**Goal**
Answer with a single number: how many lines in the listing below include "this"?

(Records with drawing code)
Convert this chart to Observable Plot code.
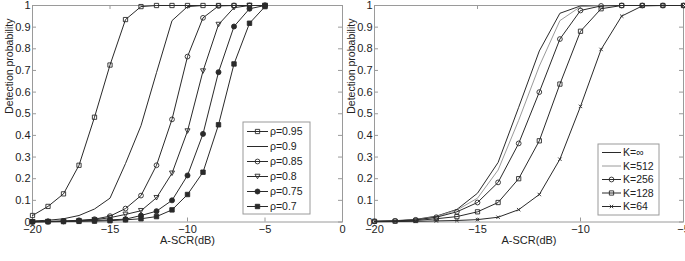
<!DOCTYPE html>
<html><head><meta charset="utf-8">
<script src="https://cdn.jsdelivr.net/npm/d3@7"></script>
<script src="https://cdn.jsdelivr.net/npm/@observablehq/plot@0.6"></script>
<style>
html,body{margin:0;padding:0;background:#fff;}
#wrap{position:relative;width:685px;height:261px;overflow:hidden;font-family:"Liberation Sans",Arial,sans-serif;}
#wrap svg{position:absolute;top:0;}
</style></head><body><div id="wrap"></div>
<script>
// ---------- data ----------
const snr = [-20,-19,-18,-17,-16,-15,-14,-13,-12,-11,-10,-9,-8,-7,-6,-5];

const rhoLabels = ["ρ=0.95","ρ=0.9","ρ=0.85","ρ=0.8","ρ=0.75","ρ=0.7"];
const rho095 = [0.03,0.072,0.13,0.262,0.484,0.725,0.935,0.995,1,1,1,1,1,1,1,1];
const rho090 = [0.005,0.008,0.015,0.03,0.06,0.11,0.27,0.445,0.69,0.93,0.995,1,1,1,1,1];
const rho085 = [0.002,0.003,0.005,0.008,0.013,0.027,0.062,0.122,0.262,0.474,0.764,0.943,0.998,1,1,1];
const rho080 = [0.001,0.002,0.003,0.005,0.01,0.02,0.035,0.052,0.112,0.225,0.42,0.697,0.912,0.99,1,1];
const rho075 = [0.001,0.002,0.003,0.005,0.007,0.01,0.013,0.03,0.05,0.1,0.215,0.407,0.692,0.903,0.985,1];
const rho070 = [0.001,0.001,0.002,0.003,0.004,0.006,0.01,0.015,0.025,0.056,0.127,0.23,0.449,0.73,0.918,0.995];

const kLabels = ["K=∞","K=512","K=256","K=128","K=64"];
const kInf = [0.003,0.006,0.012,0.027,0.058,0.133,0.275,0.53,0.79,0.964,0.998,1,1,1,1,1];
const k512 = [0.003,0.005,0.01,0.025,0.055,0.11,0.24,0.47,0.72,0.93,0.995,1,1,1,1,1];
const k256 = [0.003,0.005,0.01,0.022,0.047,0.09,0.183,0.363,0.6,0.845,0.977,0.998,1,1,1,1];
const k128 = [0.003,0.004,0.007,0.015,0.025,0.047,0.09,0.2,0.375,0.637,0.881,0.985,1,1,1,1];
const k64  = [0.001,0.002,0.003,0.005,0.007,0.011,0.022,0.057,0.127,0.29,0.534,0.797,0.951,0.998,1,1];

const yTicks = [0,0.1,0.2,0.3,0.4,0.5,0.6,0.7,0.8,0.9,1];
const yTickLabels = ["0","0.1","0.2","0.3","0.4","0.5","0.6","0.7","0.8","0.9","1"];
const xTicksLeft = [-20,-15,-10,-5,0];
const xTicksRight = [-20,-15,-10,-5];
const xLabel = "A-SCR(dB)";
const yLabel = "Detection probability";

// ---------- styles ----------
const INK = "#2a2a2a";
const FRAME = "#9a9a9a";
const triangleDown = {draw(ctx, size){ const s = Math.sqrt(size*1.2); const h = s*0.9;
  ctx.moveTo(-s/2,-h/2); ctx.lineTo(s/2,-h/2); ctx.lineTo(0,h/2); ctx.closePath(); }};

const leftSeries = [
  {label: rhoLabels[0], values: rho095, symbol: d3.symbolSquare, fill: "none", r: 2.4},
  {label: rhoLabels[1], values: rho090, symbol: null},
  {label: rhoLabels[2], values: rho085, symbol: d3.symbolCircle, fill: "none", r: 2.4},
  {label: rhoLabels[3], values: rho080, symbol: triangleDown, fill: "none", r: 2.6},
  {label: rhoLabels[4], values: rho075, symbol: d3.symbolCircle, fill: INK, r: 2.5},
  {label: rhoLabels[5], values: rho070, symbol: d3.symbolSquare, fill: INK, r: 2.5}
];
const rightSeries = [
  {label: kLabels[0], values: kInf, symbol: null},
  {label: kLabels[1], values: k512, symbol: null, stroke: "#9a9a9a"},
  {label: kLabels[2], values: k256, symbol: d3.symbolCircle, fill: "none", r: 2.4},
  {label: kLabels[3], values: k128, symbol: d3.symbolSquare, fill: "none", r: 2.4},
  {label: kLabels[4], values: k64, symbol: d3.symbolTimes, fill: "none", r: 1.7}
];

function chart({series, xDomain, xTicks, left, width, marginLeft, marginRight, legend}) {
  const [x0, x1] = xDomain;
  const pxPerUnit = (width - marginLeft - marginRight) / (x1 - x0);
  const tx = 4 / pxPerUnit, ty = 4 / 216.5;
  const marks = [
    Plot.frame({stroke: FRAME}),
    Plot.ruleX(xTicks, {x: d => d, y1: 0, y2: ty, stroke: FRAME}),
    Plot.ruleX(xTicks, {x: d => d, y1: 1 - ty, y2: 1, stroke: FRAME}),
    Plot.ruleY(yTicks, {y: d => d, x1: x0, x2: x0 + tx, stroke: FRAME}),
    Plot.ruleY(yTicks, {y: d => d, x1: x1 - tx, x2: x1, stroke: FRAME}),
    Plot.axisX(xTicks, {tickSize: 0, tickPadding: 3, label: null, fontSize: 11}),
    Plot.axisY(yTicks, {tickSize: 0, tickPadding: 2, label: null, fontSize: 11,
      tickFormat: d => yTickLabels[yTicks.indexOf(d)]}),
    Plot.text([xLabel], {frameAnchor: "bottom", dy: 18, text: d => d, fontSize: 11, lineAnchor: "middle"}),
    Plot.text([yLabel], {frameAnchor: "left", dx: -23, rotate: -90, text: d => d, fontSize: 10.5})
  ];
  for (const s of series) {
    const rows = snr.map((x, i) => ({x, y: s.values[i]}));
    marks.push(Plot.line(rows, {x: "x", y: "y", stroke: s.stroke || INK, strokeWidth: 1}));
    if (s.symbol) marks.push(Plot.dot(rows, {x: "x", y: "y", symbol: s.symbol, r: s.r,
      fill: s.fill, stroke: INK, strokeWidth: 0.9}));
  }
  const svg = Plot.plot({
    width, height: 261, marginLeft, marginRight, marginTop: 5, marginBottom: 39.5,
    x: {domain: xDomain}, y: {domain: [0, 1]},
    style: {fontFamily: '"Liberation Sans", Arial, sans-serif', color: "#222", background: "transparent", overflow: "visible"},
    marks
  });
  svg.style.left = left + "px";
  // legend
  const g = d3.select(svg).append("g").attr("text-anchor", "start");
  g.append("rect").attr("x", legend.x - left).attr("y", legend.y).attr("width", legend.w).attr("height", legend.h)
    .attr("fill", "#fff").attr("stroke", FRAME);
  series.forEach((s, i) => {
    const yy = legend.y + legend.first + i * legend.step;
    const lx = legend.x - left + legend.lineX;
    g.append("line").attr("x1", lx).attr("x2", lx + legend.lineW).attr("y1", yy).attr("y2", yy)
      .attr("stroke", s.stroke || INK).attr("stroke-width", 1);
    if (s.symbol) g.append("path").attr("d", d3.symbol(s.symbol, Math.PI * s.r * s.r)())
      .attr("transform", `translate(${lx + legend.lineW / 2},${yy})`)
      .attr("fill", s.fill).attr("stroke", INK).attr("stroke-width", 0.9);
    g.append("text").attr("x", lx + legend.lineW + 2).attr("y", yy).attr("dy", "0.35em")
      .attr("text-anchor", "start")
      .attr("font-size", legend.fontSize).attr("fill", "#222").text(s.label);
  });
  document.getElementById("wrap").appendChild(svg);
}

chart({series: leftSeries, xDomain: [-20, 0], xTicks: xTicksLeft, left: 0, width: 345,
  marginLeft: 32, marginRight: 3,
  legend: {x: 243, y: 122, w: 67, h: 92, first: 9.5, step: 15, lineX: 4, lineW: 21, fontSize: 10.5}});
chart({series: rightSeries, xDomain: [-20, -5], xTicks: xTicksRight, left: 340, width: 345,
  marginLeft: 34, marginRight: 2,
  legend: {x: 598, y: 144, w: 61, h: 71, first: 8.5, step: 13.5, lineX: 4, lineW: 19, fontSize: 10.5}});
</script></body></html>
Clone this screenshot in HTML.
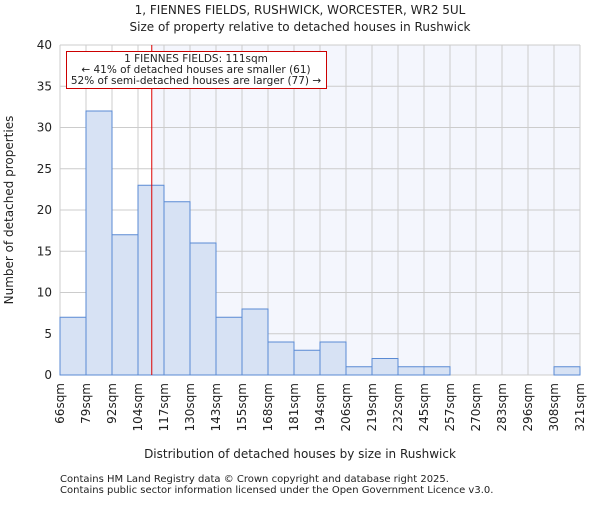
<!DOCTYPE html>
<html><head><meta charset="utf-8"><style>
body{margin:0;background:#fff}
svg text{font-family:"DejaVu Sans","Liberation Sans",sans-serif;fill:#222}
</style></head><body>
<svg id="c" width="600" height="500" xmlns="http://www.w3.org/2000/svg">
<text x="300" y="14" font-size="12" text-anchor="middle">1, FIENNES FIELDS, RUSHWICK, WORCESTER, WR2 5UL</text>
<text x="300" y="31" font-size="12" text-anchor="middle">Size of property relative to detached houses in Rushwick</text>
<g id="plot"></g>
<text x="300" y="458" font-size="12" text-anchor="middle">Distribution of detached houses by size in Rushwick</text>
<text x="13" y="210" font-size="12" text-anchor="middle" transform="rotate(-90 13 210)">Number of detached properties</text>
<text x="60" y="482" font-size="10">Contains HM Land Registry data © Crown copyright and database right 2025.</text>
<text x="60" y="493" font-size="10">Contains public sector information licensed under the Open Government Licence v3.0.</text>
</svg>
<script>
const categories=["66sqm","79sqm","92sqm","104sqm","117sqm","130sqm","143sqm","155sqm","168sqm","181sqm","194sqm","206sqm","219sqm","232sqm","245sqm","257sqm","270sqm","283sqm","296sqm","308sqm","321sqm"];
const counts=[7,32,17,23,21,16,7,8,4,3,4,1,2,1,1,0,0,0,0,1];
const yTicks=[0,5,10,15,20,25,30,35,40];
const propertySize=111;
const binStart=66, binWidthSqm=12.75;
const L=60,R=580,T=45,B=375,yMax=40;
const NS="http://www.w3.org/2000/svg";
const g=document.getElementById('plot');
const bw=(R-L)/counts.length;
const x=i=>L+i*bw;
const y=v=>B-(v/yMax)*(B-T);
const sx=s=>L+(s-binStart)/binWidthSqm*bw;
function mk(t,a){const e=document.createElementNS(NS,t);for(const k in a)e.setAttribute(k,a[k]);g.appendChild(e);return e;}
const px=sx(propertySize);
let e=mk('rect',{x:px,y:T,width:R-px,height:B-T,fill:'#f4f6fd'});


yTicks.forEach(t=>{
 let l=mk('line',{x1:L,x2:R,y1:y(t),y2:y(t),stroke:'#ccc','stroke-width':1});
 
 
 let tx=mk('text',{x:L-8,y:y(t)+4,'font-size':12,'text-anchor':'end'});tx.textContent=t;
 
 
});
categories.forEach((c,i)=>{
 let l=mk('line',{x1:x(i),x2:x(i),y1:T,y2:B,stroke:'#ccc','stroke-width':1});
 
 
 let tx=mk('text',{x:0,y:0,'font-size':12,'text-anchor':'end',transform:`translate(${x(i)+4},${B+8}) rotate(-90)`});tx.textContent=c;
 
 
});
counts.forEach((v,i)=>{
 let r=mk('rect',{x:x(i),y:y(v),width:bw,height:B-y(v),fill:'#d7e2f4',stroke:'#5a8ad3','stroke-width':1});
 
 
});
let rl=mk('line',{x1:px,x2:px,y1:T,y2:B,stroke:'#dd0000','stroke-width':1});


let bx=mk('rect',{x:66.5,y:51.5,width:260,height:37,fill:'#fff',stroke:'#cc0000','stroke-width':1});


["1 FIENNES FIELDS: 111sqm","← 41% of detached houses are smaller (61)","52% of semi-detached houses are larger (77) →"].forEach((s,i)=>{
 let t=mk('text',{x:196,y:62+i*11,'font-size':10.5,'text-anchor':'middle'});t.textContent=s;
 
 
});
</script>
</body></html>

**Answer**
2